Choices are the combined result of composer temperament, cognitive constraints, and cultural conditions. Replication of choices is based on generality (reflecting some general principle, not entirely idiosyncratic), versatility (able to function in various musical situations), and redundancy ("inter-relational reinforcement" (p.141) to withstand the demands of transmission). Systematic redundancy occurs when group of traits reinforce each other— "strategy sets" (p. 142) seen in the earlier Wagner example. Covert causalism is the trend to see earlier conditions as causal agents, but influence includes a choice made from among potential options whereas causation does not. For an external parameter to influence a composer translation (p. 147) takes place. (ex political concepts to musical concepts) p 146 Style constraints and cultural circumstance leading to ideologies are important for composer choices.
These last three chapters explain how the ideology of Romanticism was translated into musical choices by 19th composers. The concepts of individual genius, egalitarianism, acontextualism, and naturalism correspond to musical examples. Wagner's Ring cycle symbolizes a new order based on nature The 19th century theories of Helmholtz are based on natural laws. Wagner claims Lohengrin was the result of one scene's organic growth out of another; and Wagner's Tristan demonstrates the Romantic idea or growth and gradual unfolding. Program music is attributed to the change in audience from the elite to the common.

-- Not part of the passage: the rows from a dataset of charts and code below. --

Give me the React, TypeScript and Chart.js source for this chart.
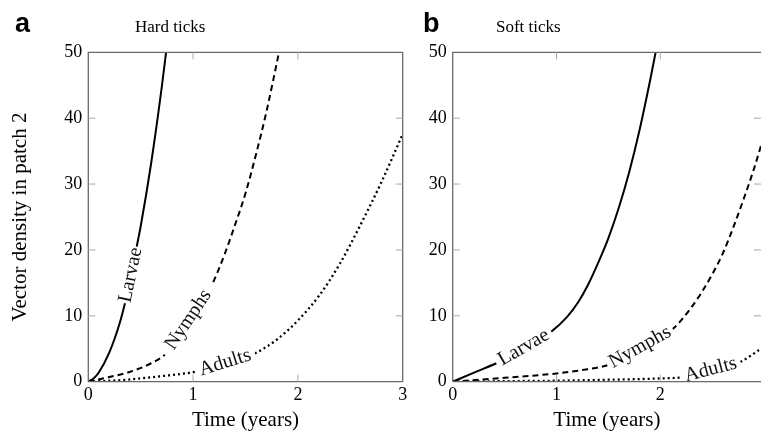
import React, { useEffect, useRef } from "react";
import { Chart, registerables } from "chart.js";

Chart.register(...registerables);

const SERIF = "'Liberation Serif', 'Times New Roman', serif";
const SANS = "'Liberation Sans', Arial, sans-serif";

// ---------- Panel a: Hard ticks ----------
const hardLarvaeX = [0, 0.05, 0.1, 0.2, 0.3, 0.35, 0.4, 0.462, 0.5, 0.6, 0.7, 0.742];
const hardLarvaeY = [0, 0.5, 1.4, 4.4, 8.9, 11.9, 15.3, 20.5, 23.6, 33.2, 44.6, 50];

const hardNymphsX = [0, 0.2, 0.4, 0.6, 0.73, 0.95, 1.18, 1.3, 1.4, 1.5, 1.6, 1.7, 1.82];
const hardNymphsY = [0, 0.7, 1.5, 2.8, 4.1, 8.0, 14.7, 19.3, 23.8, 28.6, 34.5, 41.0, 50];

const hardAdultsX = [0, 0.33, 0.65, 1.02, 1.3, 1.59, 1.8, 2.0, 2.2, 2.4, 2.6, 2.8, 3.0];
const hardAdultsY = [0, 0.26, 0.76, 1.5, 2.6, 4.3, 6.4, 9.3, 13.0, 17.9, 23.9, 30.4, 37.6];

// ---------- Panel b: Soft ticks ----------
const softLarvaeX = [0, 0.2, 0.42, 0.7, 0.95, 1.1, 1.21, 1.3, 1.4, 1.5, 1.6, 1.7, 1.8, 1.9, 1.96];
const softLarvaeY = [0, 1.35, 2.8, 5.0, 7.6, 9.8, 12.1, 14.6, 18.0, 21.8, 26.4, 31.8, 38.2, 45.6, 50.4];

const softNymphsX = [0, 0.5, 1.0, 1.3, 1.49, 1.8, 2.12, 2.2, 2.3, 2.4, 2.5, 2.6, 2.7, 2.8, 2.9, 2.97];
const softNymphsY = [0, 0.6, 1.25, 1.9, 2.5, 4.5, 8.0, 9.3, 11.3, 13.6, 16.3, 19.4, 23.3, 27.6, 32.2, 35.8];

const softAdultsX = [0, 0.5, 1.0, 1.5, 1.8, 2.0, 2.2, 2.5, 2.77, 2.97];
const softAdultsY = [0, 0.08, 0.15, 0.3, 0.4, 0.5, 0.65, 1.6, 3.0, 5.0];

// Inline curve labels: [from x, to x] along each curve
const seriesNames = ["Larvae", "Nymphs", "Adults"];
const hardLabelSpans = [[0.35, 0.462], [0.73, 1.18], [1.02, 1.59]];
const softLabelSpans = [[0.42, 0.95], [1.49, 2.12], [2.2, 2.77]];

const yTickValues = [0, 10, 20, 30, 40, 50];
const xTitle = "Time (years)";
const yTitle = "Vector density in patch 2";

const dashes = [[], [6, 4], [2, 3]];
const widths = [2, 2, 2.3];

function interpY(data: { x: number; y: number }[], x: number) {
  for (let i = 0; i < data.length - 1; i++) {
    if (x <= data[i + 1].x) {
      const t = (x - data[i].x) / (data[i + 1].x - data[i].x);
      return data[i].y + t * (data[i + 1].y - data[i].y);
    }
  }
  return data[data.length - 1].y;
}

function labelGeom(chart: any, i: number, span: number[]) {
  const xs = chart.scales.x;
  const ys = chart.scales.y;
  const data = chart.data.datasets[i].data;
  const x0 = xs.getPixelForValue(span[0]);
  const y0 = ys.getPixelForValue(interpY(data, span[0]));
  const x1 = xs.getPixelForValue(span[1]);
  const y1 = ys.getPixelForValue(interpY(data, span[1]));
  return {
    x0, y0, x1, y1,
    cx: (x0 + x1) / 2,
    cy: (y0 + y1) / 2,
    ang: Math.atan2(y1 - y0, x1 - x0),
  };
}

const decorPlugin = {
  id: "decor",
  beforeDatasetDraw(chart: any, args: any, opts: any) {
    const span = (opts.spans || [])[args.index];
    const { ctx } = chart;
    ctx.save();
    if (!span) return;
    const g = labelGeom(chart, args.index, span);
    const h = 12;
    const nx = -Math.sin(g.ang) * h;
    const ny = Math.cos(g.ang) * h;
    ctx.beginPath();
    ctx.rect(0, 0, chart.width, chart.height);
    ctx.moveTo(g.x0 + nx, g.y0 + ny);
    ctx.lineTo(g.x1 + nx, g.y1 + ny);
    ctx.lineTo(g.x1 - nx, g.y1 - ny);
    ctx.lineTo(g.x0 - nx, g.y0 - ny);
    ctx.closePath();
    ctx.clip("evenodd");
  },
  afterDatasetDraw(chart: any) {
    chart.ctx.restore();
  },
  afterDatasetsDraw(chart: any, _args: any, opts: any) {
    const { ctx, chartArea: a, scales } = chart;
    const xs = scales.x;
    const ys = scales.y;
    ctx.save();

    // curve labels
    (opts.spans || []).forEach((span: number[], i: number) => {
      const g = labelGeom(chart, i, span);
      ctx.save();
      ctx.translate(g.cx, g.cy);
      ctx.rotate(g.ang);
      ctx.fillStyle = "#111";
      ctx.font = `20px ${SERIF}`;
      ctx.textAlign = "center";
      ctx.textBaseline = "middle";
      ctx.fillText(seriesNames[i], 0, 0);
      ctx.restore();
    });

    // box
    ctx.strokeStyle = "#6a6a6a";
    ctx.lineWidth = 1.3;
    ctx.beginPath();
    ctx.moveTo(a.left, a.bottom);
    ctx.lineTo(a.left, a.top);
    ctx.lineTo(a.right, a.top);
    if (a.right < chart.width - 1) {
      ctx.moveTo(a.right, a.top);
      ctx.lineTo(a.right, a.bottom);
    }
    ctx.moveTo(a.left, a.bottom);
    ctx.lineTo(a.right, a.bottom);
    ctx.stroke();

    // inward tick marks
    ctx.strokeStyle = "#a8a8a8";
    ctx.lineWidth = 1;
    const tl = 7;
    ctx.beginPath();
    xs.ticks.forEach((t: any) => {
      const px = xs.getPixelForValue(t.value);
      if (px <= a.left + 1 || px >= a.right - 1) return;
      ctx.moveTo(px, a.bottom);
      ctx.lineTo(px, a.bottom - tl);
      ctx.moveTo(px, a.top);
      ctx.lineTo(px, a.top + tl);
    });
    ys.ticks.forEach((t: any) => {
      const py = ys.getPixelForValue(t.value);
      if (py <= a.top + 1 || py >= a.bottom - 1) return;
      ctx.moveTo(a.left, py);
      ctx.lineTo(a.left + tl, py);
      ctx.moveTo(a.right, py);
      ctx.lineTo(a.right - tl, py);
    });
    ctx.stroke();

    // panel letter and subtitle
    ctx.fillStyle = "#000";
    ctx.textBaseline = "alphabetic";
    ctx.textAlign = "left";
    ctx.font = `bold 27px ${SANS}`;
    ctx.fillText(opts.letter, opts.letterX, 32);
    ctx.font = `17px ${SERIF}`;
    ctx.fillText(opts.subtitle, opts.subtitleX, 32);
    ctx.restore();
  },
};

type PanelSpec = {
  xs: number[][];
  ys: number[][];
  spans: number[][];
  xMax: number;
  width: number;
  yAxisWidth: number;
  padRight: number;
  showYTitle: boolean;
  letter: string;
  letterX: number;
  subtitle: string;
  subtitleX: number;
};

function buildConfig(p: PanelSpec): any {
  return {
    type: "line",
    data: {
      datasets: p.xs.map((xArr, i) => ({
        label: seriesNames[i],
        data: xArr.map((x, j) => ({ x, y: p.ys[i][j] })),
        borderColor: "#000",
        borderWidth: widths[i],
        borderDash: dashes[i],
        borderCapStyle: "butt",
        pointRadius: 0,
        cubicInterpolationMode: "monotone",
        fill: false,
      })),
    },
    options: {
      animation: false,
      responsive: false,
      maintainAspectRatio: false,
      layout: { padding: { top: 52.3, left: 0, right: p.padRight, bottom: 0 } },
      plugins: {
        legend: { display: false },
        tooltip: { enabled: false },
        decor: {
          spans: p.spans,
          letter: p.letter,
          letterX: p.letterX,
          subtitle: p.subtitle,
          subtitleX: p.subtitleX,
        },
      },
      scales: {
        x: {
          type: "linear",
          min: 0,
          max: p.xMax,
          grid: { display: false, drawTicks: false },
          border: { display: false },
          ticks: {
            stepSize: 1,
            includeBounds: false,
            autoSkip: false,
            maxRotation: 0,
            color: "#000",
            padding: 3,
            font: { family: SERIF, size: 18 },
          },
          title: {
            display: true,
            text: xTitle,
            color: "#000",
            font: { family: SERIF, size: 21 },
            padding: { top: 0, bottom: 3 },
          },
          afterFit: (s: any) => {
            s.height = 54.3;
          },
        },
        y: {
          type: "linear",
          min: 0,
          max: 50,
          grid: { display: false, drawTicks: false },
          border: { display: false },
          afterBuildTicks: (s: any) => {
            s.ticks = yTickValues.map((v) => ({ value: v }));
          },
          ticks: {
            color: "#000",
            padding: 6,
            font: { family: SERIF, size: 18 },
          },
          title: {
            display: p.showYTitle,
            text: yTitle,
            color: "#000",
            font: { family: SERIF, size: 21 },
            padding: { top: 8, bottom: 0 },
          },
          afterFit: (s: any) => {
            s.width = p.yAxisWidth;
          },
        },
      },
    },
    plugins: [decorPlugin],
  };
}

const panelA: PanelSpec = {
  xs: [hardLarvaeX, hardNymphsX, hardAdultsX],
  ys: [hardLarvaeY, hardNymphsY, hardAdultsY],
  spans: hardLabelSpans,
  xMax: 3,
  width: 420,
  yAxisWidth: 88.3,
  padRight: 17.3,
  showYTitle: true,
  letter: "a",
  letterX: 15,
  subtitle: "Hard ticks",
  subtitleX: 135,
};

const panelB: PanelSpec = {
  xs: [softLarvaeX, softNymphsX, softAdultsX],
  ys: [softLarvaeY, softNymphsY, softAdultsY],
  spans: softLabelSpans,
  xMax: 2.97,
  width: 361,
  yAxisWidth: 52.7,
  padRight: -1,
  showYTitle: false,
  letter: "b",
  letterX: 23,
  subtitle: "Soft ticks",
  subtitleX: 96,
};

function Panel({ spec, left }: { spec: PanelSpec; left: number }) {
  const ref = useRef<HTMLCanvasElement>(null);
  useEffect(() => {
    if (!ref.current) return;
    const chart = new Chart(ref.current, buildConfig(spec));
    return () => chart.destroy();
  }, [spec]);
  return (
    <canvas
      ref={ref}
      width={spec.width}
      height={436}
      style={{ position: "absolute", left, top: 0, width: spec.width, height: 436 }}
    />
  );
}

export default function App() {
  return (
    <div
      style={{
        position: "absolute",
        left: 0,
        top: 0,
        width: 761,
        height: 436,
        overflow: "hidden",
        background: "#fff",
      }}
    >
      <Panel spec={panelA} left={0} />
      <Panel spec={panelB} left={400} />
    </div>
  );
}
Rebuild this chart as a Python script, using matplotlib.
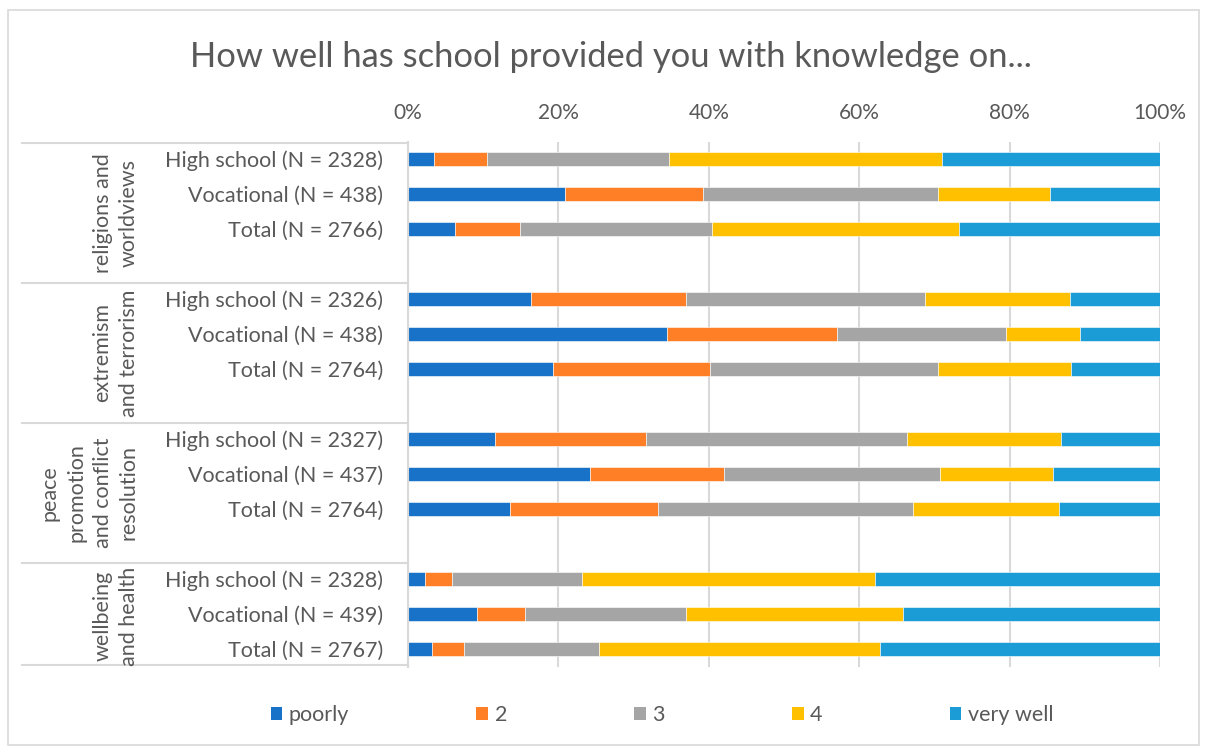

Hiding musical conventions has its parallel in the Romantic idea of the concealed truth. Emergence and divergence are two musical techniques used to disguise musical conventions or musical schemata. Emergence is exemplified through the non-decisive closures in Debussy's Prelude to the Afternoon of a Faun. Divergence is demonstrated with the changing note schema across a range of musical examples from the 18th and 19th centuries. Gap fill, stretching, and use of secondary parameters from Romantic examples are other types of disguises of conventions. The subdominant became important for disrupting, at least on the surface, perceived syntax and unity of Romantic compositions.
Meyer presents his position as a hypothesis and foresees future tests and refinements to his ideas that cultural conditions and composer choice lead to both style and stylistic change.